Myra Pritchard wrote a book-length manuscript about these letters in 1927, but the family of Robert Lincoln threatened legal action and bought the manuscript rather than allowing its publication. Against the agreement with the Lincoln family, Myra Pritchard kept a copy of the letters and her manuscript, but ordered that it be burned upon her death. The executor of her estate, her sister-in-law Margreta Pritchard, burned the manuscript. A few years later, the sister-in-law was persuaded by a Lincoln collector to burn the typed copies of the letters as well.

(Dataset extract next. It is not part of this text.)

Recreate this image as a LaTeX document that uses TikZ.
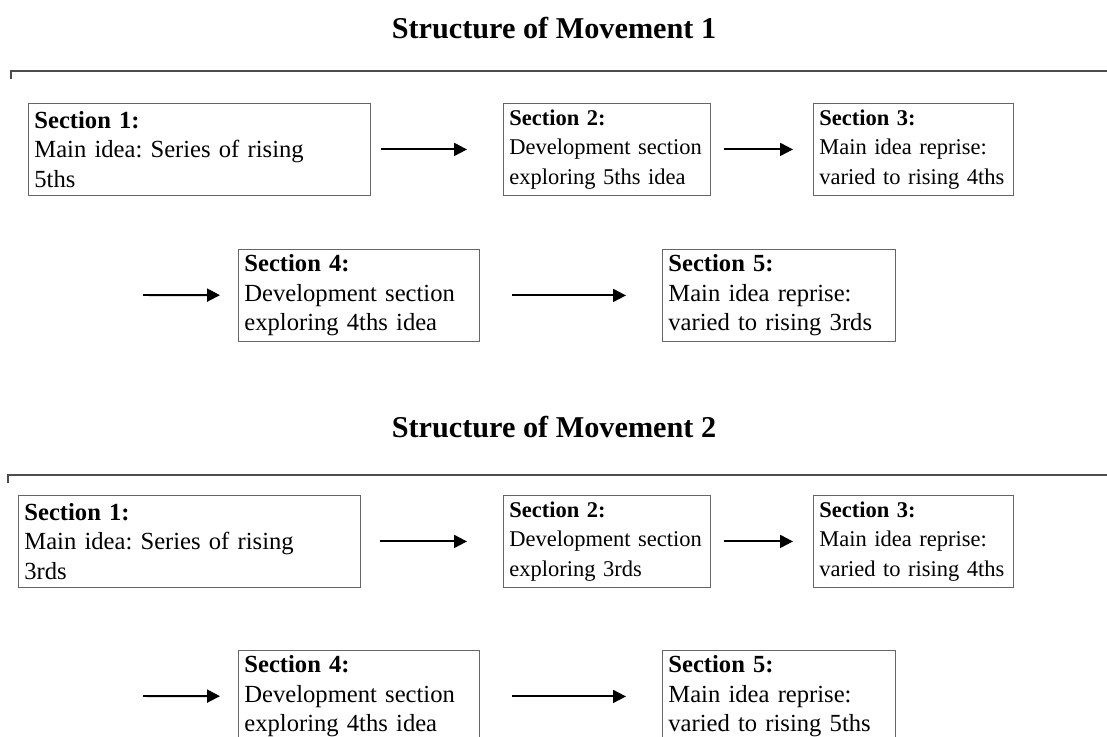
\documentclass[tikz,border=0pt]{standalone}
\usepackage{fontspec}
\setmainfont{Liberation Serif}
\usetikzlibrary{arrows.meta}
\frenchspacing

\begin{document}
\begin{tikzpicture}
    [%%%%%%%%%%%%%%%%%%%%%%%%%%%%%%
        x=0.025cm, y=-0.025cm,
        sect/.style={rectangle,draw=black!60,line width=0.6pt,anchor=north west,
            minimum height=2.3cm,inner xsep=0.15cm,inner ysep=0pt,align=left,
            text width=#1,font=\fontsize{16}{21}\selectfont},
        wide/.style={font=\fontsize{17.5}{21}\selectfont},
        arr/.style={-{Triangle[length=0.32cm,width=0.32cm]},line width=1.4pt},
        ttl/.style={font=\fontsize{21.5}{25}\selectfont\bfseries},
        rule/.style={draw=black!70,line width=0.9pt}
    ]%%%%%%%%%%%%%%%%%%%%%%%%%%%%%%

\useasboundingbox (0,0) rectangle (1107,737);
\clip (0,0) rectangle (1107,737);

% movement 1
\node[ttl] (t1) at (554,28) {Structure of Movement 1};
\node[sect=8.25cm,wide] (a1) at (28,103) {\textbf{Section 1:}\\Main idea: Series of rising\\5ths};
\node[sect=4.875cm] (a2) at (503,103) {\textbf{Section 2:}\\Development section\\exploring 5ths idea};
\node[sect=4.7cm] (a3) at (813,103) {\textbf{Section 3:}\\Main idea reprise:\\varied to rising 4ths};
\node[sect=5.725cm,wide] (a4) at (238,249) {\textbf{Section 4:}\\Development section\\exploring 4ths idea};
\node[sect=5.525cm,wide] (a5) at (662,249) {\textbf{Section 5:}\\Main idea reprise:\\varied to rising 3rds};
\coordinate (c1) at (143,295);

% movement 2
\node[ttl] (t2) at (554,427) {Structure of Movement 2};
\node[sect=8.25cm,wide] (b1) at (18,495) {\textbf{Section 1:}\\Main idea: Series of rising\\3rds};
\node[sect=4.875cm] (b2) at (503,495) {\textbf{Section 2:}\\Development section\\exploring 3rds};
\node[sect=4.7cm] (b3) at (813,495) {\textbf{Section 3:}\\Main idea reprise:\\varied to rising 4ths};
\node[sect=5.725cm,wide] (b4) at (238,650) {\textbf{Section 4:}\\Development section\\exploring 4ths idea};
\node[sect=5.525cm,wide] (b5) at (662,650) {\textbf{Section 5:}\\Main idea reprise:\\varied to rising 5ths};
\coordinate (c2) at (143,696);

\foreach \x/\y in {11/71, 8/475}
    \draw[rule] (\x,\y+8) -- (\x,\y) -- (1107,\y);

\foreach \p/\q/\s/\e in {a1/a2/2.5mm/9mm, a2/a3/3.25mm/5mm, c1/a4/0mm/4.5mm, a4/a5/8mm/9mm,
                         b1/b2/4.75mm/9mm, b2/b3/3.25mm/5mm, c2/b4/0mm/4.5mm, b4/b5/8mm/9mm}
    \draw[arr,shorten <=\s,shorten >=\e] (\p) -- (\q);

\end{tikzpicture}
\end{document}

Although the Bradwell-Lincoln letters and Pritchard's manuscript were believed to be completely lost, a surviving copy was discovered in 2005, in a steamer trunk belonging to a Lincoln family attorney. Myra Helmer Pritchard's 1927 manuscript was published in 2011 as The Dark Days of Abraham Lincoln's Widow, as Revealed by Her Own Letters by Southern Illinois University Press.

== Personal life ==
Myra Bradwell Helmer married a Canadian medical doctor, James Stuart Pritchard, in 1915. They were avid collie owners, and lived in Battle Creek, Michigan, where James was the president of the W. K. Kellogg Foundation. She was widowed when the doctor died from thyroid cancer in 1940, and she died in 1947, aged 57 years.